Hashing
Overview
Hashing is a process that transforms input data of any size into a fixed-size string of characters, typically a sequence of numbers and letters. The output, known as a hash value or hash code, is generated by a hash function. Hashing is widely used in various fields of computer science, including data structures, cryptography, and data integrity.
Key Concepts
-
Hash Function:
- A mathematical function that takes an input (or “message”) and returns a fixed-size string of bytes.
- The output is unique to each unique input, although different inputs can theoretically produce the same hash (this is known as a collision).

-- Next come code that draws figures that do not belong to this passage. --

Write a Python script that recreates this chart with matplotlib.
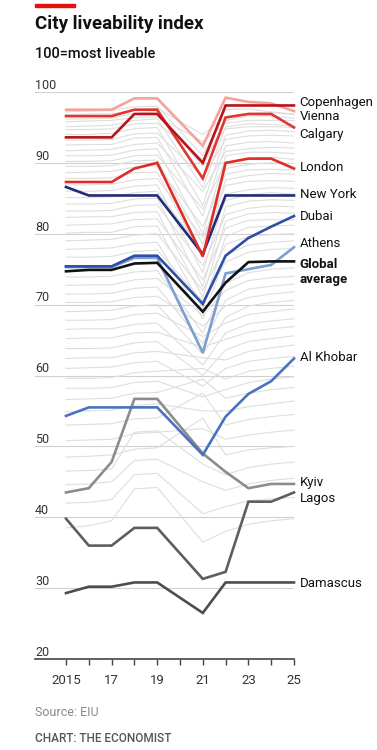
import numpy as np
import matplotlib.pyplot as plt

plt.rcParams['font.family'] = ['Roboto', 'DejaVu Sans']

# no survey in 2020, so that year is skipped
years = [2015, 2016, 2017, 2018, 2019, 2021, 2022, 2023, 2024, 2025]

copenhagen = [93.6, 93.6, 93.6, 96.9, 96.9, 90.0, 98.1, 98.1, 98.1, 98.1]
vienna = [97.5, 97.5, 97.5, 99.1, 99.1, 92.4, 99.2, 98.6, 98.4, 97.3]
calgary = [96.6, 96.6, 96.6, 97.5, 97.5, 87.8, 96.4, 96.9, 96.9, 95.0]
london = [87.3, 87.3, 87.3, 89.2, 90.0, 76.8, 90.0, 90.6, 90.6, 89.2]
new_york = [86.6, 85.4, 85.4, 85.4, 85.4, 77.1, 85.4, 85.4, 85.4, 85.4]
dubai = [75.4, 75.4, 75.4, 76.9, 76.9, 70.1, 76.9, 79.4, 81.0, 82.5]
athens = [75.3, 75.3, 75.3, 76.6, 76.6, 63.2, 74.4, 75.0, 75.6, 78.1]
global_avg = [74.7, 74.9, 74.9, 75.8, 75.9, 69.0, 73.1, 76.0, 76.1, 76.1]
al_khobar = [54.3, 55.5, 55.5, 55.5, 55.5, 48.8, 54.2, 57.4, 59.2, 62.4]
kyiv = [43.5, 44.1, 47.8, 56.7, 56.7, 49.0, 46.4, 44.1, 44.7, 44.7]
lagos = [39.8, 36.0, 36.0, 38.5, 38.5, 31.3, 32.3, 42.2, 42.2, 43.5]
damascus = [29.3, 30.2, 30.2, 30.8, 30.8, 26.5, 30.8, 30.8, 30.8, 30.8]

# the other cities, drawn in light grey behind
others = [
    [97.2, 97.3, 97.4, 97.9, 98.0, 91.0, 97.5, 97.6, 97.2, 96.9],
    [96.8, 96.9, 96.9, 97.5, 97.7, 94.0, 96.5, 97.0, 97.1, 96.8],
    [96.2, 96.2, 96.3, 97.0, 97.2, 89.5, 96.0, 96.6, 96.6, 96.3],
    [95.8, 95.9, 96.0, 96.4, 96.5, 93.0, 95.6, 96.0, 96.0, 96.0],
    [95.1, 95.2, 95.3, 96.0, 96.2, 86.5, 95.1, 95.5, 95.4, 95.2],
    [94.7, 94.7, 94.8, 95.5, 95.6, 90.5, 94.8, 95.1, 95.1, 95.0],
    [94.0, 94.0, 94.2, 94.8, 95.0, 84.0, 93.9, 94.5, 94.6, 94.4],
    [93.2, 93.2, 93.3, 94.1, 94.2, 88.0, 93.3, 93.8, 93.9, 93.8],
    [92.5, 92.6, 92.6, 93.5, 93.6, 82.5, 92.4, 92.9, 93.0, 92.8],
    [91.7, 91.8, 91.9, 92.6, 92.8, 86.0, 91.6, 92.0, 92.2, 92.1],
    [91.0, 91.0, 91.1, 91.8, 92.0, 80.0, 91.0, 91.5, 91.5, 91.3],
    [90.2, 90.2, 90.3, 91.0, 91.1, 83.5, 90.0, 90.6, 90.8, 90.5],
    [89.5, 89.5, 89.6, 90.3, 90.4, 78.5, 89.2, 89.8, 90.0, 89.9],
    [88.6, 88.7, 88.8, 89.4, 89.6, 81.0, 88.4, 89.0, 89.1, 89.0],
    [87.8, 87.8, 87.9, 88.6, 88.7, 76.5, 87.6, 88.2, 88.5, 88.4],
    [86.9, 86.9, 87.0, 87.6, 87.8, 79.5, 86.8, 87.4, 87.5, 87.4],
    [86.0, 86.0, 86.1, 86.7, 86.9, 74.5, 85.6, 86.2, 86.5, 86.4],
    [85.1, 85.1, 85.2, 85.8, 86.0, 77.5, 84.7, 85.5, 85.8, 85.6],
    [84.2, 84.2, 84.3, 84.9, 85.0, 72.5, 83.8, 84.6, 84.8, 84.7],
    [83.2, 83.2, 83.3, 84.0, 84.1, 75.5, 82.7, 83.6, 83.9, 83.8],
    [82.3, 82.4, 82.4, 83.0, 83.1, 71.0, 81.8, 82.8, 83.0, 82.9],
    [81.2, 81.3, 81.4, 82.0, 82.1, 73.5, 80.8, 81.9, 82.0, 81.9],
    [80.1, 80.2, 80.2, 81.0, 81.1, 69.5, 79.6, 80.9, 81.1, 81.2],
    [79.0, 79.1, 79.2, 79.8, 80.0, 72.0, 78.5, 79.6, 79.9, 80.0],
    [77.8, 77.9, 78.0, 78.6, 78.8, 68.0, 77.0, 78.4, 78.8, 79.0],
    [76.7, 76.7, 76.8, 77.5, 77.7, 70.5, 76.0, 77.4, 77.8, 77.9],
    [73.9, 73.9, 74.0, 74.6, 74.8, 66.0, 73.0, 74.5, 75.0, 75.2],
    [72.7, 72.8, 72.8, 73.5, 73.7, 68.5, 72.0, 73.4, 73.8, 74.0],
    [71.5, 71.5, 71.6, 72.3, 72.5, 64.5, 70.6, 72.2, 72.6, 72.9],
    [70.3, 70.3, 70.4, 71.0, 71.2, 67.0, 69.8, 71.0, 71.5, 71.8],
    [69.0, 69.1, 69.2, 69.8, 70.0, 63.0, 68.2, 69.8, 70.3, 70.6],
    [67.8, 67.8, 67.9, 68.6, 68.8, 65.5, 67.4, 68.6, 69.0, 69.4],
    [66.5, 66.6, 66.6, 67.2, 67.4, 61.5, 66.0, 67.3, 67.7, 68.0],
    [65.2, 65.3, 65.3, 66.0, 66.1, 64.0, 65.1, 66.1, 66.6, 66.9],
    [63.8, 63.8, 63.9, 64.6, 64.8, 60.0, 63.6, 64.8, 65.2, 65.6],
    [62.4, 62.5, 62.5, 63.2, 63.4, 62.5, 62.2, 63.4, 63.9, 64.3],
    [61.0, 61.1, 61.2, 61.8, 62.0, 58.5, 61.0, 62.0, 62.4, 62.7],
    [59.6, 59.6, 59.7, 60.4, 60.6, 61.0, 59.5, 60.6, 61.0, 61.3],
    [58.2, 58.2, 58.3, 59.0, 59.2, 57.0, 58.0, 59.0, 59.5, 59.8],
    [56.6, 56.7, 56.8, 57.5, 57.6, 59.5, 56.8, 57.5, 58.0, 58.3],
    [54.9, 55.0, 55.1, 55.8, 56.0, 55.0, 55.0, 55.6, 56.0, 56.4],
    [53.0, 53.1, 53.2, 53.9, 54.0, 57.5, 53.0, 53.8, 54.2, 54.5],
    [50.8, 50.9, 51.0, 51.8, 52.0, 52.5, 51.0, 51.6, 52.0, 52.3],
    [48.5, 48.6, 48.8, 49.6, 49.8, 54.0, 48.8, 49.5, 49.8, 50.0],
    [46.5, 46.6, 46.8, 52.0, 52.2, 47.5, 46.0, 47.0, 47.5, 47.8],
    [44.6, 44.7, 45.0, 48.0, 48.2, 45.0, 43.8, 44.7, 45.2, 45.5],
    [42.0, 42.1, 42.5, 46.0, 46.2, 40.5, 41.5, 42.3, 42.6, 42.8],
    [38.5, 38.8, 39.5, 44.0, 44.2, 36.5, 38.0, 39.0, 39.5, 39.8],
]

grid_values = [30, 40, 50, 60, 70, 80, 90, 100]
tick_years = list(range(2015, 2026))
tick_labels = ['2015', '', '17', '', '19', '', '21', '', '23', '', '25']

fig = plt.figure(figsize=(3.77, 7.5), dpi=100)
ax = fig.add_axes([35 / 377, 1 - 659 / 750, 259 / 377, 567 / 750])
x0 = 2015 - 31 / 22.8
ax.set_xlim(x0, 2025)
ax.set_ylim(20, 100)

for v in grid_values:
    ax.axhline(v, color='#d0d0d0', lw=0.8, zorder=0)
    ax.text(x0, v + 0.45, str(v), fontsize=9, color='#333333', va='baseline', ha='left')
ax.text(x0, 20.45, '20', fontsize=9, color='#333333', va='baseline', ha='left')

for s in others:
    ax.plot(years, s, color='#dedede', lw=0.8, zorder=1, clip_on=False)

# highlighted cities: (values, colour, label, label y, bold)
series = [
    (damascus, '#4d4d4d', 'Damascus', 30.7, False),
    (lagos, '#5e5e5e', 'Lagos', 42.7, False),
    (kyiv, '#8c8c88', 'Kyiv', 44.9, False),
    (al_khobar, '#4a72bf', 'Al Khobar', 62.5, False),
    (athens, '#7e9dd0', 'Athens', 78.6, False),
    (dubai, '#2f4ea6', 'Dubai', 82.4, False),
    (global_avg, '#111111', 'Global\naverage', 74.6, True),
    (new_york, '#1f2d7a', 'New York', 85.5, False),
    (london, '#df2d26', 'London', 89.35, False),
    (calgary, '#e0362f', 'Calgary', 94.0, False),
    (vienna, '#f4a29b', 'Vienna', 96.6, False),
    (copenhagen, '#b8141a', 'Copenhagen', 98.5, False),
]
for vals, col, name, ly, bold in series:
    ax.plot(years, vals, color=col, lw=1.9, zorder=3, clip_on=False,
            solid_joinstyle='miter')
    ax.text(2025.25, ly, name, fontsize=9.5, color='#111111', va='center', ha='left',
            fontweight='bold' if bold else 'normal', linespacing=1.15)

for side in ['top', 'right', 'left']:
    ax.spines[side].set_visible(False)
ax.spines['bottom'].set_color('#444444')
ax.spines['bottom'].set_linewidth(1.2)
ax.set_yticks([])
ax.set_xticks(tick_years)
ax.set_xticklabels(tick_labels)
ax.tick_params(axis='x', direction='out', length=4, width=1, color='#444444',
               labelsize=9.5, labelcolor='#333333', pad=7)

fig.patches.append(plt.Rectangle((35 / 377, 1 - 7 / 750), 40 / 377, 3 / 750,
                                 transform=fig.transFigure, color='#e3120b'))
fig.text(35 / 377, 1 - 24 / 750, 'City liveability index', fontsize=13.5,
         fontweight='bold', color='#111111', va='center', ha='left')
fig.text(35 / 377, 1 - 54 / 750, '100=most liveable', fontsize=10.5,
         fontweight='medium', color='#111111', va='center', ha='left')
fig.text(35 / 377, 1 - 712 / 750, 'Source: EIU', fontsize=9, color='#8a8a8a',
         va='center', ha='left')
fig.text(35 / 377, 1 - 739 / 750, 'CHART: THE ECONOMIST', fontsize=8.5,
         fontweight='medium', color='#555555', va='center', ha='left')

fig.savefig('out.png', dpi=100, facecolor='white')
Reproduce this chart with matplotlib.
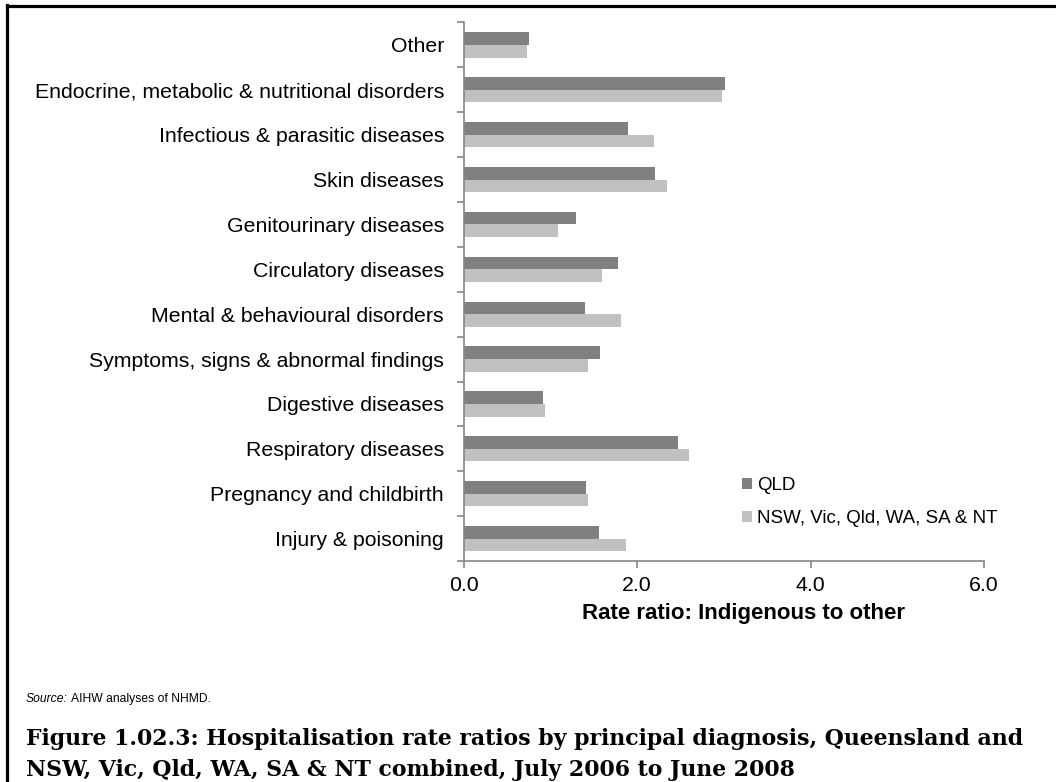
import numpy as np
import matplotlib
matplotlib.use('Agg')
import matplotlib.pyplot as plt
from matplotlib.lines import Line2D

# 数据（从上到下的顺序）
categories = ['Other',
              'Endocrine, metabolic & nutritional disorders',
              'Infectious & parasitic diseases',
              'Skin diseases',
              'Genitourinary diseases',
              'Circulatory diseases',
              'Mental & behavioural disorders',
              'Symptoms, signs & abnormal findings',
              'Digestive diseases',
              'Respiratory diseases',
              'Pregnancy and childbirth',
              'Injury & poisoning']
qld = [0.75, 3.02, 1.90, 2.21, 1.30, 1.78, 1.40, 1.57, 0.92, 2.47, 1.41, 1.56]
combined = [0.73, 2.98, 2.20, 2.35, 1.09, 1.60, 1.81, 1.43, 0.94, 2.60, 1.44, 1.87]
series_names = ['QLD', 'NSW, Vic, Qld, WA, SA & NT']
x_ticks = [0.0, 2.0, 4.0, 6.0]

W, H = 1056, 782
plt.rcParams['font.family'] = ['Liberation Sans', 'DejaVu Sans']
fig = plt.figure(figsize=(W / 100, H / 100), dpi=100)


def fx(px):
    return px / W


def fy(py):
    return 1 - py / H


# 坐标轴位置（像素）
ax_l, ax_r, ax_t, ax_b = 463.5, 984, 22.5, 561
ax = fig.add_axes([fx(ax_l), fy(ax_b), fx(ax_r - ax_l), (ax_b - ax_t) / H])

n = len(categories)
y = np.arange(n)[::-1]
bh = 0.28
ax.barh(y + bh / 2, qld, height=bh, color='#808080', label=series_names[0])
ax.barh(y - bh / 2, combined, height=bh, color='#c0c0c0', label=series_names[1])

ax.set_xlim(0, 6)
ax.set_ylim(-0.5, n - 0.5)
ax.set_xticks(x_ticks)
ax.set_xticklabels(['%.1f' % v for v in x_ticks])
ax.set_yticks(y)
ax.set_yticklabels(categories)
ax.set_yticks(np.arange(-0.5, n, 1), minor=True)
ax.tick_params(axis='y', which='major', length=0, pad=14, labelsize=15.3)
ax.tick_params(axis='y', which='minor', length=5, color='#868686', width=1.2)
ax.tick_params(axis='x', length=5, color='#868686', width=1.2, pad=6, labelsize=15.3)
for s in ['top', 'right']:
    ax.spines[s].set_visible(False)
for s in ['left', 'bottom']:
    ax.spines[s].set_color('#868686')
    ax.spines[s].set_linewidth(1.2)

fig.legend(loc='upper left', bbox_to_anchor=(fx(742), fy(477)), frameon=False,
           fontsize=13.5, handlelength=0.54, handleheight=0.54, handletextpad=0.25,
           labelspacing=0.85, borderpad=0, borderaxespad=0)

fig.text(fx(744), fy(613), 'Rate ratio: Indigenous to other', ha='center', va='center',
         fontsize=16, fontweight='bold')

# 来源
r = fig.canvas.get_renderer()
t1 = fig.text(fx(26), fy(699), 'Source:', style='italic', fontsize=8.7, va='center')
w1 = t1.get_window_extent(renderer=r).width
fig.text(fx(26 + w1 + 3), fy(699), 'AIHW analyses of NHMD.', fontsize=8.7, va='center')

# 标题（按宽度自适应字号）
title_lines = ['Figure 1.02.3: Hospitalisation rate ratios by principal diagnosis, Queensland and',
               'NSW, Vic, Qld, WA, SA & NT combined, July 2006 to June 2008']
probe = fig.text(0, 0, title_lines[0], family='DejaVu Serif', fontweight='bold', fontsize=15)
tw = probe.get_window_extent(renderer=r).width
probe.remove()
tsize = 15 * 1001 / tw
for i, line in enumerate(title_lines):
    fig.text(fx(26), fy(745 + 31 * i), line, family='DejaVu Serif', fontweight='bold',
             fontsize=tsize, va='baseline')

# 外框
fig.add_artist(Line2D([fx(7), 1], [fy(5.5), fy(5.5)], color='black', lw=2.3))
fig.add_artist(Line2D([fx(7), fx(7)], [fy(5), 0], color='black', lw=2.3))

fig.savefig('out.png', dpi=100)
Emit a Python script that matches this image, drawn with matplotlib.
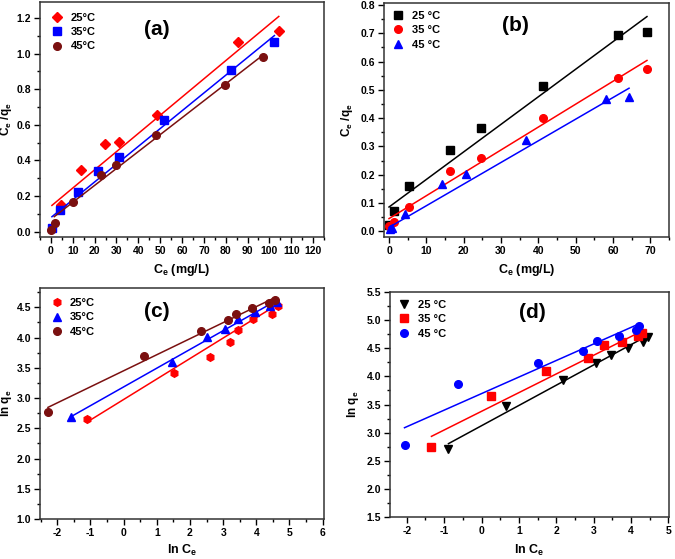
import matplotlib
matplotlib.use('Agg')
import matplotlib.pyplot as plt
import numpy as np
from matplotlib.ticker import MultipleLocator, FormatStrFormatter

plt.rcParams['font.family'] = ['Liberation Sans', 'DejaVu Sans']
plt.rcParams['font.weight'] = 'bold'
plt.rcParams['mathtext.fontset'] = 'custom'
plt.rcParams['mathtext.rm'] = 'Liberation Sans:bold'
plt.rcParams['mathtext.bf'] = 'Liberation Sans:bold'

labels_a = ['25°C', '35°C', '45°C']
labels_b = ['25 °C', '35 °C', '45 °C']

# (a) Langmuir, Ce vs Ce/qe
a_x = [
    [4.6, 13.7, 24.9, 31.3, 48.5, 85.8, 104.3],
    [0.45, 4.3, 12.2, 21.4, 31.3, 51.6, 82.6, 102.3],
    [0.0, 1.8, 10.1, 22.7, 29.9, 47.9, 79.8, 97.3],
]
a_y = [
    [0.148, 0.344, 0.495, 0.503, 0.656, 1.065, 1.125],
    [0.022, 0.121, 0.222, 0.342, 0.420, 0.626, 0.907, 1.064],
    [0.007, 0.047, 0.168, 0.316, 0.372, 0.544, 0.826, 0.981],
]
a_fit_x = [[0.45, 104.3], [0.45, 102.3], [1.5, 97.3]]
a_fit_k = [0.01022, 0.00999, 0.0095]
a_fit_b = [0.143, 0.0795, 0.070]

# (b)
b_x = [
    [0.0, 1.25, 5.36, 16.4, 24.6, 41.2, 61.3, 69.1],
    [0.1, 1.25, 5.36, 16.4, 24.6, 41.2, 61.3, 69.1],
    [0.27, 0.7, 4.3, 14.3, 20.5, 36.7, 58.2, 64.3],
]
b_y = [
    [0.024, 0.071, 0.159, 0.286, 0.365, 0.514, 0.695, 0.706],
    [0.018, 0.032, 0.086, 0.213, 0.258, 0.402, 0.542, 0.574],
    [0.008, 0.012, 0.062, 0.166, 0.204, 0.324, 0.468, 0.476],
]
b_fit_x = [[0.0, 69.1], [0.0, 69.1], [0.0, 64.3]]
b_fit_k = [0.00974, 0.00809, 0.00765]
b_fit_b = [0.086, 0.045, 0.014]

# (c) Freundlich
c_x = [
    [-1.116, 1.508, 2.613, 3.216, 3.447, 3.889, 4.462, 4.663],
    [-1.588, 1.447, 2.513, 3.065, 3.447, 3.970, 4.422, 4.633],
    [-2.281, 0.613, 2.322, 3.136, 3.397, 3.879, 4.392, 4.573],
]
c_y = [
    [2.654, 3.409, 3.684, 3.921, 4.125, 4.307, 4.390, 4.528],
    [2.692, 3.602, 4.004, 4.142, 4.307, 4.417, 4.528, 4.583],
    [2.775, 3.695, 4.109, 4.291, 4.390, 4.489, 4.577, 4.621],
]
c_fit_x = [[-1.116, 4.663], [-1.588, 4.633], [-2.281, 4.573]]
c_fit_k = [0.3387, 0.31, 0.2654]
c_fit_b = [2.976, 3.184, 3.451]

# (d)
d_x = [
    [-0.885, 0.657, 2.173, 3.065, 3.475, 3.930, 4.314, 4.447],
    [-1.34, 0.247, 1.718, 2.851, 3.270, 3.770, 4.180, 4.296],
    [-2.062, -0.618, 1.505, 2.708, 3.083, 3.671, 4.135, 4.224],
]
d_y = [
    [2.715, 3.467, 3.941, 4.238, 4.380, 4.510, 4.611, 4.700],
    [2.744, 3.645, 4.096, 4.327, 4.552, 4.611, 4.718, 4.777],
    [2.774, 3.870, 4.244, 4.457, 4.623, 4.724, 4.819, 4.896],
]
d_fit_x = [[-0.885, 4.465], [-1.34, 4.296], [-2.062, 4.224]]
d_fit_k = [0.36, 0.332, 0.294]
d_fit_b = [3.123, 3.379, 3.694]

RED, BLUE, BROWN, BLACK = '#ff0000', '#0000ff', '#7a1010', '#000000'

panels = [
    dict(rect=[0.0593, 0.576, 0.4207, 0.4204], x=a_x, y=a_y, fx=a_fit_x, fk=a_fit_k, fb=a_fit_b,
         colors=[RED, BLUE, BROWN], markers=['D', 's', 'o'], labels=labels_a, tag='(a)', tagpos=(0.41, 0.885),
         xlim=(-5, 125), ylim=(-0.03, 1.29), xmaj=10, xmin=5, ymaj=0.2, ymin=0.1,
         xlabel=r'C$_\mathbf{e}$ (mg/L)', ylabel=r'C$_\mathbf{e}$ /q$_\mathbf{e}$',
         xlab_at=-0.106, ylab_at=-0.09, legpad=0.55),
    dict(rect=[0.5689, 0.576, 0.4222, 0.4186], x=b_x, y=b_y, fx=b_fit_x, fk=b_fit_k, fb=b_fit_b,
         colors=[BLACK, RED, BLUE], markers=['s', 'o', '^'], labels=labels_b, tag='(b)', tagpos=(0.46, 0.905),
         xlim=(-1.34, 75), ylim=(-0.02, 0.807), xmaj=10, xmin=5, ymaj=0.1, ymin=0.05,
         xlabel=r'C$_\mathbf{e}$ (mg/L)', ylabel=r'C$_\mathbf{e}$ /q$_\mathbf{e}$',
         xlab_at=-0.107, ylab_at=-0.102, legpad=0.3),
    dict(rect=[0.0593, 0.0716, 0.4207, 0.4132], x=c_x, y=c_y, fx=c_fit_x, fk=c_fit_k, fb=c_fit_b,
         colors=[RED, BLUE, BROWN], markers=['h', '^', 'o'], labels=labels_a, tag='(c)', tagpos=(0.41, 0.897),
         xlim=(-2.52, 6.04), ylim=(1.0, 4.82), xmaj=1, xmin=0.5, ymaj=0.5, ymin=0.25,
         xlabel=r'ln C$_\mathbf{e}$', ylabel=r'ln q$_\mathbf{e}$',
         xlab_at=-0.104, ylab_at=-0.09, legpad=0.5),
    dict(rect=[0.5778, 0.0751, 0.4133, 0.4025], x=d_x, y=d_y, fx=d_fit_x, fk=d_fit_k, fb=d_fit_b,
         colors=[BLACK, RED, BLUE], markers=['v', 's', 'o'], labels=labels_b, tag='(d)', tagpos=(0.51, 0.91),
         xlim=(-2.45, 5.02), ylim=(1.5, 5.5), xmaj=1, xmin=0.5, ymaj=0.5, ymin=0.25,
         xlabel=r'ln C$_\mathbf{e}$', ylabel=r'ln q$_\mathbf{e}$',
         xlab_at=-0.114, ylab_at=-0.104, legpad=0.3),
]

fig = plt.figure(figsize=(6.75, 5.59), dpi=100)

for p in panels:
    ax = fig.add_axes(p['rect'])
    for i in range(3):
        ms = 5 if p['markers'][i] == 'D' else 5.5
        ax.plot(p['x'][i], p['y'][i], ls='none', marker=p['markers'][i], color=p['colors'][i],
                markersize=ms, label=p['labels'][i])
        fx = np.array(p['fx'][i])
        ax.plot(fx, p['fk'][i] * fx + p['fb'][i], color=p['colors'][i], lw=1.1)
    ax.set_xlim(*p['xlim'])
    ax.set_ylim(*p['ylim'])
    ax.xaxis.set_major_locator(MultipleLocator(p['xmaj']))
    ax.xaxis.set_minor_locator(MultipleLocator(p['xmin']))
    ax.yaxis.set_major_locator(MultipleLocator(p['ymaj']))
    ax.yaxis.set_minor_locator(MultipleLocator(p['ymin']))
    ax.xaxis.set_major_formatter(FormatStrFormatter('%d'))
    ax.yaxis.set_major_formatter(FormatStrFormatter('%.1f'))
    ax.tick_params(which='both', direction='out', top=False, right=False, labelsize=7.5, width=1, pad=2.5)
    ax.tick_params(which='major', length=4)
    ax.tick_params(which='minor', length=2)
    for s in ax.spines.values():
        s.set_linewidth(1.1)
        s.set_color('#333333')
    ax.set_xlabel(p['xlabel'], fontsize=9, fontweight='bold')
    ax.set_ylabel(p['ylabel'], fontsize=8.5, fontweight='bold')
    ax.xaxis.set_label_coords(0.5, p['xlab_at'])
    ax.yaxis.set_label_coords(p['ylab_at'], 0.5)
    ax.text(p['tagpos'][0], p['tagpos'][1], p['tag'], transform=ax.transAxes, fontsize=15,
            fontweight='bold', ha='center', va='center')
    ax.legend(loc='upper left', frameon=False, handletextpad=0.6, borderaxespad=p['legpad'],
              labelspacing=0.4, handlelength=1.2, prop={'weight': 'bold', 'size': 8})

fig.savefig('out.png', dpi=100)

- A good hash function is deterministic, fast to compute, and should minimize collisions.
-
Hash Value (Hash Code):
- The output of a hash function, often represented as a hexadecimal number.
- The hash value is a compact representation of the input data.
- Even a small change in the input data will produce a vastly different hash value (this is called the avalanche effect).
Common Hash Functions
-
MD5 (Message Digest Algorithm 5):
- Produces a 128-bit hash value.
- Widely used in the past, but now considered cryptographically broken due to vulnerabilities to collisions.
-
SHA-1 (Secure Hash Algorithm 1):
- Produces a 160-bit hash value.
- Also deprecated due to vulnerabilities, but was widely used in the past for security applications and data integrity.
-
SHA-256 (Secure Hash Algorithm 256):
- Part of the SHA-2 family, it produces a 256-bit hash value.
- Currently considered secure and widely used in various applications, including SSL/TLS certificates and blockchain technology.
-
SHA-3:
- The latest member of the Secure Hash Algorithm family, it was designed as an alternative to SHA-2.
- Known for its strong security properties and resistance to various types of attacks.
Applications of Hashing
-
Data Integrity:
- Hashing is used to verify that data has not been altered. By comparing the hash value of the original data with the hash value of the received data, one can detect any modifications.
-
Cryptography:
- Hash functions are integral to cryptographic algorithms, such as digital signatures and message authentication codes (MACs).
- Password hashing is a technique where user passwords are hashed and stored, instead of storing the plain passwords. When a user logs in, the hash of their entered password is compared to the stored hash.
-
Data Structures:
- Hash Tables: Hash functions are used to index data in hash tables, allowing for fast data retrieval.
- Bloom Filters: A probabilistic data structure that uses multiple hash functions to test whether an element is a member of a set.
-
Blockchain:
- Hashing is a key component in blockchain technology, where each block contains the hash of the previous block, ensuring the integrity of the blockchain.
Hashing in Practice
-
Creating Unique Identifiers:
- Hashing can generate unique identifiers for data entries, such as generating hash-based IDs for files.
-
Checksums:
- Hash functions are used to create checksums, which help verify the integrity of files downloaded from the internet.
-
Digital Signatures:
- Hashing is used in creating digital signatures, where the hash of a document is signed using a private key, and the signature can be verified by others using the public key.
Security Considerations
-
Collisions:
- A collision occurs when two different inputs produce the same hash value. Secure hash functions minimize the likelihood of collisions.
- Cryptographically secure hash functions are designed to be collision-resistant, meaning it is computationally infeasible to find two different inputs with the same hash value.
-
Rainbow Tables:
- A rainbow table is a precomputed table used to reverse cryptographic hash functions, often used for cracking password hashes.
- To mitigate this, salt (random data) is often added to passwords before hashing to ensure unique hash values for the same password.
-
Hashing Speed:
- In cryptography, hashing speed is a double-edged sword. While fast hash functions are desirable for performance, they can also make brute-force attacks easier. Hence, functions like bcrypt are designed to be computationally expensive to mitigate such attacks.